Algeria’s state prosecutor has requested four years in prison for Karim Tabbou, a key figure of anti-government protests, and the verdict has been set for March 11.
Tabbou’s trial opened Wednesday in Algiers and continued until dawn as around 60 defence lawyers argued for his innocence, the prisoners’ support group CNLD said.
The 46-year-old, who heads the small opposition party UDS, is accused of “inciting violence” and undermining “the morale” of the army, and has been detained since September.
Around 180 lawyers offered to defend him while some 100 supporters rallied outside the court on Wednesday demanding his release.
“Free Karim Tabbou and all the detainees,” they chanted, before police dispersed them at night, according to witnesses.
Mass protests erupted in Algeria in February last year, in response to President Abdelaziz Bouteflika announcing he intended to run for a fifth term after 20 years in power — despite being debilitated by a 2013 stroke.

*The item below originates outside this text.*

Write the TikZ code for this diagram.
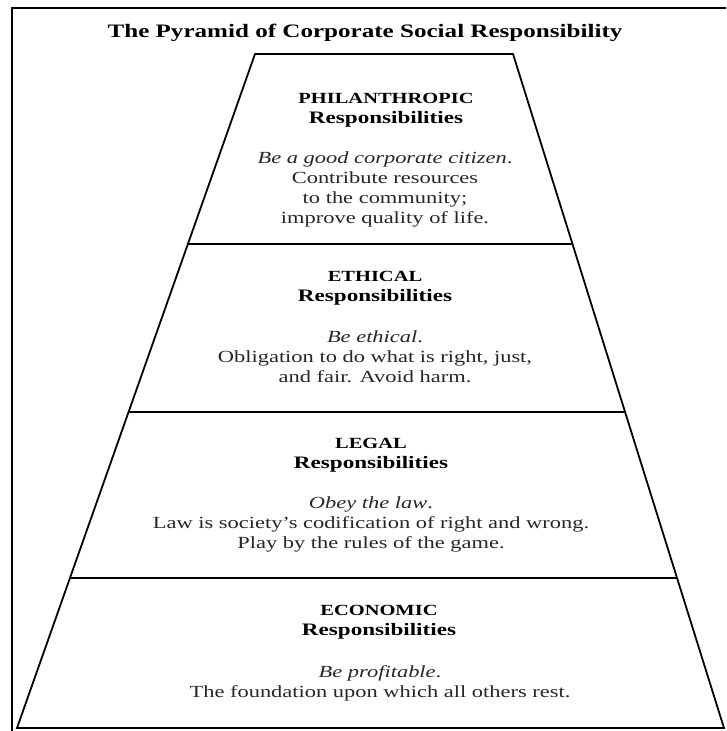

Less than six weeks later, he stepped down after losing the support of the then-army chief in the face of enormous weekly demonstrations.

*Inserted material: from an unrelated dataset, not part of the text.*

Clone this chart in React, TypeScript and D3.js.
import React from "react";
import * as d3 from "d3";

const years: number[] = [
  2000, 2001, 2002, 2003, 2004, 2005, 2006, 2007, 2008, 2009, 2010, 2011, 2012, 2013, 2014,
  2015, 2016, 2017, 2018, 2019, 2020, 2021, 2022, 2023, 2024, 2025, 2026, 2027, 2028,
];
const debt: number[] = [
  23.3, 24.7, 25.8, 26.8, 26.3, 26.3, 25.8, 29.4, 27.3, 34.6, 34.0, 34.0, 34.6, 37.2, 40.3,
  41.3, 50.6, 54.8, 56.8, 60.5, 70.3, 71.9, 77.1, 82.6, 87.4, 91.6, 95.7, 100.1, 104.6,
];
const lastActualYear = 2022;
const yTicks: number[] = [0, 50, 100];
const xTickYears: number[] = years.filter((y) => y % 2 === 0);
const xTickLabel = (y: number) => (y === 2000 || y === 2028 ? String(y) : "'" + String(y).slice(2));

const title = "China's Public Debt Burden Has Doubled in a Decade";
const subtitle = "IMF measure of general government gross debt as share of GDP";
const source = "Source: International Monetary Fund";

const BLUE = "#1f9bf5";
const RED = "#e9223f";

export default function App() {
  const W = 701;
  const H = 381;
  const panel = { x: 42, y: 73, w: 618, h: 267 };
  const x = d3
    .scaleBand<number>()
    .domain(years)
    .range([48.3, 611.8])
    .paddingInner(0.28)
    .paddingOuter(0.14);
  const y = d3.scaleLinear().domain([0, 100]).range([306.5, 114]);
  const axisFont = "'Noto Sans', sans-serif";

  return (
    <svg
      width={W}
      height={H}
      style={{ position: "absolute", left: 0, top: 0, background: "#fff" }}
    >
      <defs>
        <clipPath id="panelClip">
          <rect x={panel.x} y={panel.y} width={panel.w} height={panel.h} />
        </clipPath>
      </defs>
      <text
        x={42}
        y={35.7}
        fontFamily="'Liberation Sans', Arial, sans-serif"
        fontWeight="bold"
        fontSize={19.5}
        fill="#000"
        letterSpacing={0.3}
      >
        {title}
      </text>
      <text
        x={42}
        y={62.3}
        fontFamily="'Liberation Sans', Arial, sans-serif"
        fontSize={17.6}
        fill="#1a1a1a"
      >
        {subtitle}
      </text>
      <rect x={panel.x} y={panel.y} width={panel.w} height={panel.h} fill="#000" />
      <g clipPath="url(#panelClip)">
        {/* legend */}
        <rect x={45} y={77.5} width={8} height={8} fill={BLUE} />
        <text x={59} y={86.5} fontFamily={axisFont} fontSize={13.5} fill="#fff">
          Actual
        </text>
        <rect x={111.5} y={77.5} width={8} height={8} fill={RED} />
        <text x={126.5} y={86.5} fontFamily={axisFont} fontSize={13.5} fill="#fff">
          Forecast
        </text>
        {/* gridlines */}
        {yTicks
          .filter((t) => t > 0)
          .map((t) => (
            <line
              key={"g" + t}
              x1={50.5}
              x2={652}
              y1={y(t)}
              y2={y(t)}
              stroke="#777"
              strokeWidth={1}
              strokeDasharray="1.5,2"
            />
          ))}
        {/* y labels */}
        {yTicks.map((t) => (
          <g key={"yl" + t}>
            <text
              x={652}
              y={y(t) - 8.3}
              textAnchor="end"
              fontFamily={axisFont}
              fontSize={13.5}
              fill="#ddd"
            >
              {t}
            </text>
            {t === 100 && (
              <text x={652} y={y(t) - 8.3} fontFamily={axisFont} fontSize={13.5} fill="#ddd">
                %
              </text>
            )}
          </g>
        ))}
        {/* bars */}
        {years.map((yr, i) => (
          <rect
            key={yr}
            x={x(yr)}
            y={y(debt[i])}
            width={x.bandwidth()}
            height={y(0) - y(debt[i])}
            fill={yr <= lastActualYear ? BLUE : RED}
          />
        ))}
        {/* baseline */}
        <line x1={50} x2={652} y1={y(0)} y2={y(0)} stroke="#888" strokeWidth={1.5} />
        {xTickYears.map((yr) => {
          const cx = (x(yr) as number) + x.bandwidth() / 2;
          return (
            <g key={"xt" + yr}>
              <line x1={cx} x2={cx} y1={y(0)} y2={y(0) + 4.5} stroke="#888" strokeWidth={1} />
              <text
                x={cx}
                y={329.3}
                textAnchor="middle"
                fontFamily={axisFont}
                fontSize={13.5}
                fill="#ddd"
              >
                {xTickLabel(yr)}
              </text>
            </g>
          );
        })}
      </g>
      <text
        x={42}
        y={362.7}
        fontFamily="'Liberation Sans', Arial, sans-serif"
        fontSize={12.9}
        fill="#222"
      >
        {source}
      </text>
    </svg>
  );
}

The arrests of protesters increased from June as the army toughened its line on the demonstrations, which have continued despite Bouteflika’s exit and the election of a new president in December.
It is not clear how many are still being held, but in early February the CNLD had said that 142 members of the “Hirak” protest movement were in preventive detention.
Tabbou was considered one of the public faces and voices of the largely young and leaderless Hirak.